Если бы «Натиск мира» ( Friedensturm ) оказался удачным, кто знает, как бы выглядел заключенный мир? При таком сценарии Германия в отличие от 1940 г. действовала бы уже как победительница России. Вмешательство США последовало бы уже слишком поздно. По соглашению между Германией и англосаксонскими странами СССР, без сомнения, никогда бы не появился на свет, и Европа оказалась бы под пятой Германии.
* * *
После того как 9 сентября 1914 г. немецкие «военные цели» были озвучены, министр иностранных дел фон Ягов подвел под них теорию, провозгласив, что германцам предстоит свести счеты со славянами. Этот замысел постепенно конкретизировался, когда в конце 1916 г. было создано вассальное Польское государство, затем после двух русских революций подписано соглашение о независимости Украины (9 февраля 1918 г.), а потом два чрезвычайно жестких договора с большевистской Россией: Брест-Литовский мир, заключенный весной 1918 г., и второй договор (20 августа 1918 г.), во многом ужесточавший первый, но предусматривавший возможность для будущего сотрудничества. Людендорф включил контроль над бакинской нефтью в число «военных целей» Германии на Восточном фронте. Однако они становились все более и более призрачными по мере того, как на Западе немецкие армии были вынуждены отступать и впереди замаячило перемирие.
* * *
Тезисы Фрица Фишера подверглись ожесточенной критике со стороны немецких историков. Они попытались умалить значение плана от 9 сентября 1914 г.

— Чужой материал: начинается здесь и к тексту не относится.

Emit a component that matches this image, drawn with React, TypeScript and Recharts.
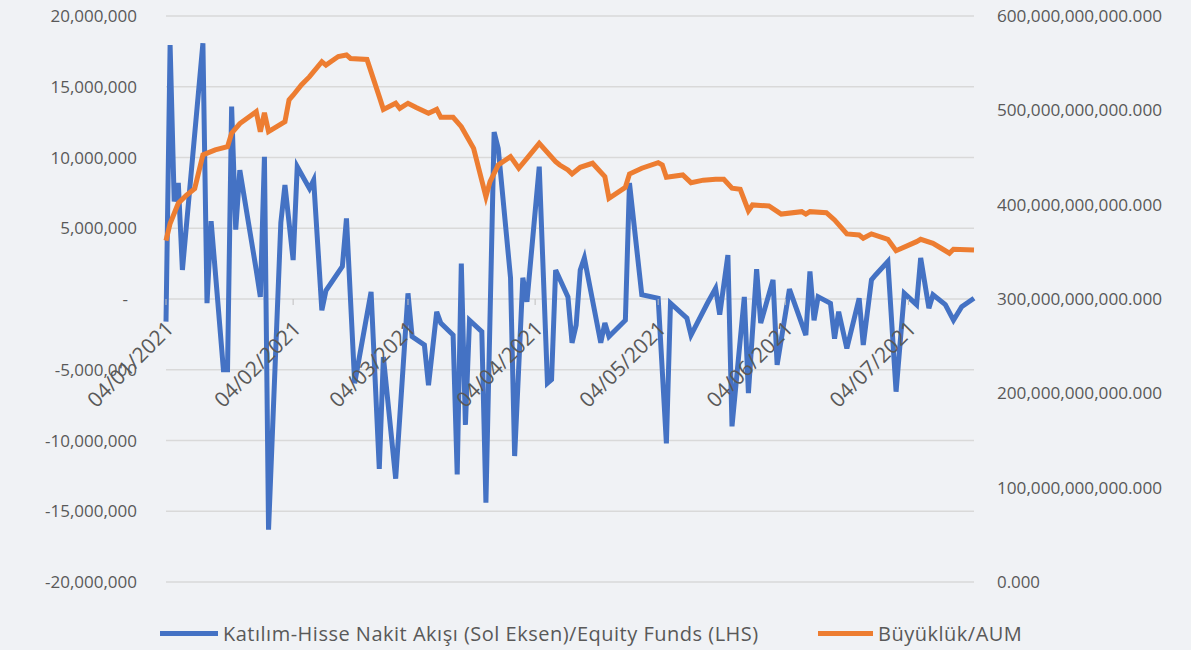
import React from 'react';
import { LineChart, Line, XAxis, YAxis, CartesianGrid } from 'recharts';

// Katılım-Hisse nakit akışı (TL), daily points
const flowDates = [
  '2021-01-04', '2021-01-05', '2021-01-06', '2021-01-07', '2021-01-08', '2021-01-13', '2021-01-14', '2021-01-15',
  '2021-01-18', '2021-01-19', '2021-01-20', '2021-01-21', '2021-01-22', '2021-01-26', '2021-01-27', '2021-01-28',
  '2021-01-29', '2021-02-01', '2021-02-02', '2021-02-04', '2021-02-05', '2021-02-08', '2021-02-09', '2021-02-11',
  '2021-02-12', '2021-02-16', '2021-02-17', '2021-02-19', '2021-02-23', '2021-02-25', '2021-02-26', '2021-03-01',
  '2021-03-04', '2021-03-05', '2021-03-08', '2021-03-09', '2021-03-11', '2021-03-12', '2021-03-15', '2021-03-16',
  '2021-03-17', '2021-03-18', '2021-03-19', '2021-03-22', '2021-03-23', '2021-03-25', '2021-03-26', '2021-03-29',
  '2021-03-30', '2021-04-01', '2021-04-02', '2021-04-05', '2021-04-07', '2021-04-08', '2021-04-09', '2021-04-12',
  '2021-04-13', '2021-04-14', '2021-04-15', '2021-04-16', '2021-04-20', '2021-04-21', '2021-04-22', '2021-04-26',
  '2021-04-27', '2021-04-30', '2021-05-04', '2021-05-06', '2021-05-07', '2021-05-11', '2021-05-12', '2021-05-16',
  '2021-05-18', '2021-05-19', '2021-05-21', '2021-05-22', '2021-05-25', '2021-05-26', '2021-05-28', '2021-05-29',
  '2021-06-01', '2021-06-02', '2021-06-05', '2021-06-09', '2021-06-10', '2021-06-11', '2021-06-12', '2021-06-15',
  '2021-06-16', '2021-06-17', '2021-06-19', '2021-06-22', '2021-06-23', '2021-06-25', '2021-06-26', '2021-06-29',
  '2021-07-01', '2021-07-03', '2021-07-06', '2021-07-07', '2021-07-09', '2021-07-10', '2021-07-13', '2021-07-15',
  '2021-07-17', '2021-07-20',
];
const flowValues = [
  -1600000, 17950000, 6900000, 8200000, 2050000, 18070000, -300000, 5500000,
  -5000000, -5000000, 13600000, 4900000, 9100000, 2050000, 150000, 10050000,
  -16300000, 5400000, 8050000, 2750000, 9350000, 7800000, 8400000, -800000,
  600000, 2300000, 5700000, -5950000, 500000, -12000000, -4100000, -12700000,
  400000, -2650000, -3250000, -6100000, -900000, -1700000, -2550000, -12400000,
  2500000, -8900000, -1500000, -2300000, -14400000, 11800000, 10650000, 1500000,
  -11100000, 1500000, -200000, 9350000, -5950000, -5700000, 2050000, 150000,
  -3100000, -1850000, 2050000, 2900000, -3100000, -1700000, -2650000, -1500000,
  8200000, 300000, 50000, -10200000, -300000, -1350000, -2550000, -300000,
  750000, -1100000, 3100000, -9000000, 150000, -6650000, 2100000, -1700000,
  1350000, -4650000, 700000, -2550000, 1950000, -1500000, 150000, -300000,
  -2800000, -900000, -3500000, 50000, -3250000, 1350000, 1700000, 2650000,
  -6550000, 400000, -400000, 2900000, -650000, 300000, -400000, -1500000,
  -550000, 50000,
];

// Büyüklük / AUM (billion TL)
const aumDates = [
  '2021-01-04', '2021-01-05', '2021-01-07', '2021-01-09', '2021-01-11', '2021-01-13', '2021-01-16', '2021-01-19',
  '2021-01-20', '2021-01-22', '2021-01-26', '2021-01-27', '2021-01-28', '2021-01-29', '2021-02-02', '2021-02-03',
  '2021-02-04', '2021-02-06', '2021-02-08', '2021-02-11', '2021-02-12', '2021-02-15', '2021-02-17', '2021-02-18',
  '2021-02-22', '2021-02-25', '2021-02-26', '2021-03-01', '2021-03-02', '2021-03-04', '2021-03-06', '2021-03-09',
  '2021-03-11', '2021-03-12', '2021-03-15', '2021-03-17', '2021-03-20', '2021-03-23', '2021-03-24', '2021-03-26',
  '2021-03-29', '2021-03-31', '2021-04-02', '2021-04-05', '2021-04-09', '2021-04-10', '2021-04-12', '2021-04-13',
  '2021-04-15', '2021-04-18', '2021-04-21', '2021-04-22', '2021-04-26', '2021-04-27', '2021-04-30', '2021-05-04',
  '2021-05-05', '2021-05-06', '2021-05-10', '2021-05-12', '2021-05-15', '2021-05-18', '2021-05-20', '2021-05-22',
  '2021-05-24', '2021-05-26', '2021-05-27', '2021-05-31', '2021-06-03', '2021-06-08', '2021-06-09', '2021-06-10',
  '2021-06-14', '2021-06-16', '2021-06-19', '2021-06-22', '2021-06-23', '2021-06-25', '2021-06-29', '2021-07-01',
  '2021-07-06', '2021-07-07', '2021-07-10', '2021-07-12', '2021-07-14', '2021-07-15', '2021-07-20',
];
const aumValues = [
  361.8, 380, 401.5, 410, 417, 452.7, 458, 461.5,
  475.7, 486, 498.6, 477.4, 497.5, 477.4, 488, 511,
  516, 527, 535.7, 551.6, 548, 557, 558.7, 555,
  554, 514.5, 501, 507.5, 502, 507.5, 503, 497,
  501, 492.6, 492.6, 482.7, 459.7, 408.5, 424.4, 442,
  450.9, 438.6, 449, 465, 445.6, 442, 436.8, 432.5,
  439.6, 443.9, 429.7, 406.8, 418.4, 432.5, 438.6, 444.5,
  442, 429, 431.5, 423.3, 426, 427, 427, 417.4,
  416.3, 393.6, 399.7, 398.6, 390, 392.6, 390, 392.6,
  391.5, 383.8, 369, 367.9, 364.4, 369, 363.3, 351.2,
  360.8, 363.3, 359, 353.8, 348.5, 352.7, 352,
];

const monthTicks = ['2021-01-04', '2021-02-04', '2021-03-04', '2021-04-04', '2021-05-04', '2021-06-04', '2021-07-04'];
const leftTicks = [-20000000, -15000000, -10000000, -5000000, 0, 5000000, 10000000, 15000000, 20000000];
const rightTicks = [0, 100, 200, 300, 400, 500, 600]; // billions

const toTime = (s: string) => Date.parse(s + 'T00:00:00Z');
const flowData = flowDates.map((d, i) => ({ t: toTime(d), flow: flowValues[i] }));
const aumData = aumDates.map((d, i) => ({ t: toTime(d), aum: aumValues[i] }));

const FONT = '"Open Sans", sans-serif';
const TEXT = '#595959';
const ZERO_Y = 299; // y of the 0 line, where the date labels sit

const fmtDate = (t: number) => {
  const d = new Date(t);
  const p = (n: number) => String(n).padStart(2, '0');
  return `${p(d.getUTCDate())}/${p(d.getUTCMonth() + 1)}/${d.getUTCFullYear()}`;
};

const DateTick = (props: any) => {
  const { x, payload } = props;
  const tx = x + 9;
  const ty = ZERO_Y + 31;
  return (
    <g>
      <line x1={x} x2={x} y1={ZERO_Y} y2={ZERO_Y + 6} stroke="#bfbfbf" />
      <text x={tx} y={ty} transform={`rotate(-45 ${tx} ${ty})`} textAnchor="end" fill={TEXT} fontSize={21} fontFamily={FONT}>
        {fmtDate(payload.value)}
      </text>
    </g>
  );
};

// accounting style: zero shows as a dash set in from the right edge
const LeftTick = (props: any) => {
  const { x, y, payload } = props;
  const v = payload.value;
  return (
    <text x={v === 0 ? x - 9 : x} y={y} dy="0.355em" textAnchor="end" fill={TEXT} fontSize={17} fontFamily={FONT}>
      {v === 0 ? '-' : v.toLocaleString('en-US')}
    </text>
  );
};

const RightTick = (props: any) => {
  const { x, y, payload } = props;
  const v = payload.value;
  const label = v === 0 ? '0.000' : `${v},000,000,000.000`;
  return (
    <text
      x={x}
      y={y}
      dy="0.355em"
      textAnchor="start"
      fill={TEXT}
      fontSize={17}
      fontFamily={FONT}
      textLength={v === 0 ? 43 : 165}
      lengthAdjust="spacingAndGlyphs"
    >
      {label}
    </text>
  );
};

const LegendItem = ({ color, label, left, lineW }: { color: string; label: string; left: number; lineW: number }) => (
  <div style={{ position: 'absolute', left, top: 619, display: 'flex', alignItems: 'center', height: 28 }}>
    <div style={{ width: lineW, height: 5, background: color, marginRight: 5 }} />
    <span style={{ fontFamily: FONT, fontSize: 20, letterSpacing: 0.5, color: TEXT, whiteSpace: 'nowrap' }}>{label}</span>
  </div>
);

export default function App() {
  return (
    <div style={{ position: 'absolute', left: 0, top: 0, width: 1191, height: 650, background: '#f0f2f5' }}>
      <LineChart width={1191} height={650} margin={{ top: 16, right: 0, bottom: 67, left: 0 }}>
        <CartesianGrid yAxisId="left" vertical={false} stroke="#d9d9d9" strokeWidth={1.5} />
        <XAxis
          dataKey="t"
          type="number"
          domain={[toTime('2021-01-04'), toTime('2021-07-20')]}
          ticks={monthTicks.map(toTime)}
          interval={0}
          tick={<DateTick />}
          axisLine={false}
          tickLine={false}
          height={1}
        />
        <YAxis
          yAxisId="left"
          width={166}
          domain={[-20000000, 20000000]}
          ticks={leftTicks}
          axisLine={false}
          tickLine={false}
          tickSize={0}
          tickMargin={29}
          tick={<LeftTick />}
        />
        <YAxis
          yAxisId="right"
          orientation="right"
          width={217}
          domain={[0, 600]}
          ticks={rightTicks}
          axisLine={false}
          tickLine={false}
          tickSize={0}
          tickMargin={23}
          tick={<RightTick />}
        />
        <Line
          yAxisId="left"
          data={flowData}
          dataKey="flow"
          type="linear"
          stroke="#4472c4"
          strokeWidth={5}
          dot={false}
          isAnimationActive={false}
        />
        <Line
          yAxisId="right"
          data={aumData}
          dataKey="aum"
          type="linear"
          stroke="#ed7d31"
          strokeWidth={5}
          dot={false}
          isAnimationActive={false}
        />
      </LineChart>
      <LegendItem color="#4472c4" label="Katılım-Hisse Nakit Akışı (Sol Eksen)/Equity Funds (LHS)" left={160} lineW={58} />
      <LegendItem color="#ed7d31" label="Büyüklük/AUM" left={818} lineW={55} />
    </div>
  );
}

Его цель будто бы состояла лишь в том, чтобы показать Англии, что ее ждет новая «континентальная блокада» и что в конце концов она ничего от войны не получит. Подобная интерпретация, без сомнения, соответствует тому, на что в глубине души рассчитывали экономические власти Рейха. Но есть одна значимая поправка: рычаги управления страной находились уже не в их руках. Во время войны Германия жила под полудиктаторским правлением Генерального штаба. А земельная и военная аристократия, которая во Втором Рейхе всегда играла важнейшую роль, не только поддерживала «военные цели», сформулированные Бетманом-Гольвегом, но активно выступала за обширные территориальные приобретения, за которые ратовали пангерманисты.
В своей книге Суту подвергает сомнению значение тех «военных целей», которые в сентябре 1914 г. были изложены Бетманом-Гольвегом. Не различая за ними пангерманистских замыслов, он подчеркивает их тактический характер. Суту отстаивает справедливый тезис о том, что крупная немецкая индустрия была больше заинтересована в мировом рынке и «ориентации на Запад», чем в создании экономического блока в Центральной Европе. Даже мир, заключенный с Россией в 1918 г., и перспективы экономического сотрудничества, которые он обещал, воспринимались экономической элитой лишь как дополнительные гарантии перед лицом западных держав. Она больше всего опасалась того, как бы западные союзники не попытались отрезать Германию от доступа к необходимым ей природным ресурсам и от выхода на мировой рынок. Экономическое руководство Рейха больше всего рассчитывало на конкурентоспособность немецкой экономики и ожидало ее восстановления во второй половине 1920-х гг. (1924–1929). Так что сам ход войны, без сомнения, вносил коррективы в формулировки ее «целей».